Exercise details: Copy the listing verbatim, excluding any images found in it.

Recorded data:

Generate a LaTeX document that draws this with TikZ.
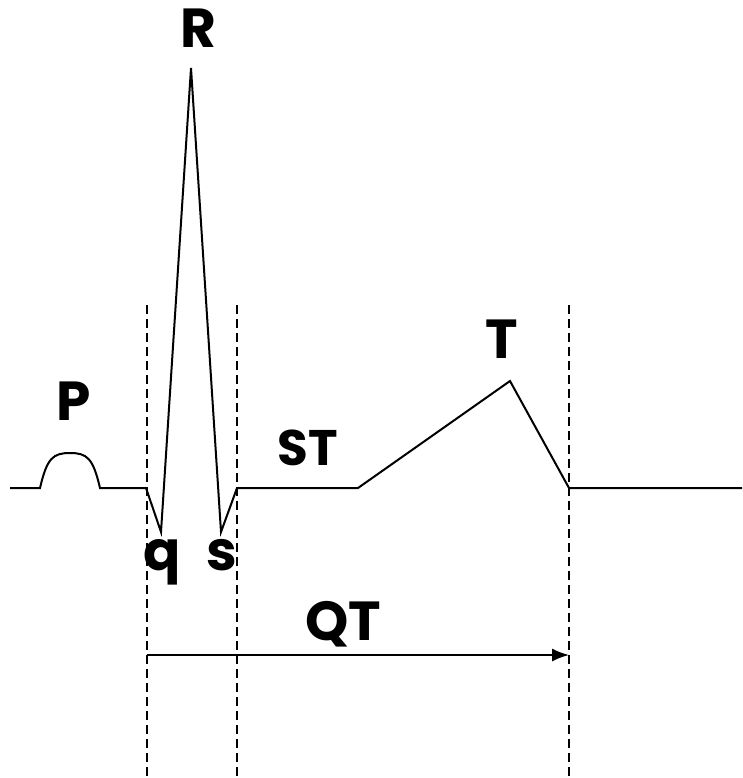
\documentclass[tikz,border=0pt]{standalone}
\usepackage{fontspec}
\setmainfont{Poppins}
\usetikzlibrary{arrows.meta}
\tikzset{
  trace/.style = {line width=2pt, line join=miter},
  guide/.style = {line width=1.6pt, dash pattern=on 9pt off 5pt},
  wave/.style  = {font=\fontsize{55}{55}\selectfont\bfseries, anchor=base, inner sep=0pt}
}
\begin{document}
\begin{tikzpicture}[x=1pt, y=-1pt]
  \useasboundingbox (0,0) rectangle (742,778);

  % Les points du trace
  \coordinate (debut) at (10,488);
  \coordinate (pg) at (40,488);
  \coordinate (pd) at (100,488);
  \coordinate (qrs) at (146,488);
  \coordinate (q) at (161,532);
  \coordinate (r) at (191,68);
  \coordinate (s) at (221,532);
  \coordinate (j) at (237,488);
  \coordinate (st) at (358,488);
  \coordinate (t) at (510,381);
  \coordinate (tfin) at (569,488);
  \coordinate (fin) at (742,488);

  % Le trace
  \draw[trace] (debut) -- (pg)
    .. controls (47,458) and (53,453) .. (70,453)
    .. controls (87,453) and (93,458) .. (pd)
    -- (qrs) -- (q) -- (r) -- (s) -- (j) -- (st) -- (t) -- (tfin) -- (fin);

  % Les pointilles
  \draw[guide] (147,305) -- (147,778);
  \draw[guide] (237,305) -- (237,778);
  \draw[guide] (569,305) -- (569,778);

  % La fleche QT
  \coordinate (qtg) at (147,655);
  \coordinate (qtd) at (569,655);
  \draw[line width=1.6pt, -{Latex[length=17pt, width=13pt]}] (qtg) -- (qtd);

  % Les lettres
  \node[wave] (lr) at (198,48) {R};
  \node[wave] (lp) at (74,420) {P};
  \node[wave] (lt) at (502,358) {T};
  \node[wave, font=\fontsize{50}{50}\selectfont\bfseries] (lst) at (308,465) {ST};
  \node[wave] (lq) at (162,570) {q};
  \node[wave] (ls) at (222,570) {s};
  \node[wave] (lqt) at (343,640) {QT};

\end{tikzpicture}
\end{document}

Answer to this problem:
Generate a LaTeX document that draws this with TikZ.
\documentclass[tikz,border=0pt]{standalone}
\usepackage{fontspec}
\setmainfont{Poppins}
\usetikzlibrary{arrows.meta}
\tikzset{
  trace/.style = {line width=2pt, line join=miter},
  guide/.style = {line width=1.6pt, dash pattern=on 9pt off 5pt},
  wave/.style  = {font=\fontsize{55}{55}\selectfont\bfseries, anchor=base, inner sep=0pt}
}
\begin{document}
\begin{tikzpicture}[x=1pt, y=-1pt]
  \useasboundingbox (0,0) rectangle (742,778);

  % Les points du trace
  \coordinate (debut) at (10,488);
  \coordinate (pg) at (40,488);
  \coordinate (pd) at (100,488);
  \coordinate (qrs) at (146,488);
  \coordinate (q) at (161,532);
  \coordinate (r) at (191,68);
  \coordinate (s) at (221,532);
  \coordinate (j) at (237,488);
  \coordinate (st) at (358,488);
  \coordinate (t) at (510,381);
  \coordinate (tfin) at (569,488);
  \coordinate (fin) at (742,488);

  % Le trace
  \draw[trace] (debut) -- (pg)
    .. controls (47,458) and (53,453) .. (70,453)
    .. controls (87,453) and (93,458) .. (pd)
    -- (qrs) -- (q) -- (r) -- (s) -- (j) -- (st) -- (t) -- (tfin) -- (fin);

  % Les pointilles
  \draw[guide] (147,305) -- (147,778);
  \draw[guide] (237,305) -- (237,778);
  \draw[guide] (569,305) -- (569,778);

  % La fleche QT
  \coordinate (qtg) at (147,655);
  \coordinate (qtd) at (569,655);
  \draw[line width=1.6pt, -{Latex[length=17pt, width=13pt]}] (qtg) -- (qtd);

  % Les lettres
  \node[wave] (lr) at (198,48) {R};
  \node[wave] (lp) at (74,420) {P};
  \node[wave] (lt) at (502,358) {T};
  \node[wave, font=\fontsize{50}{50}\selectfont\bfseries] (lst) at (308,465) {ST};
  \node[wave] (lq) at (162,570) {q};
  \node[wave] (ls) at (222,570) {s};
  \node[wave] (lqt) at (343,640) {QT};

\end{tikzpicture}
\end{document}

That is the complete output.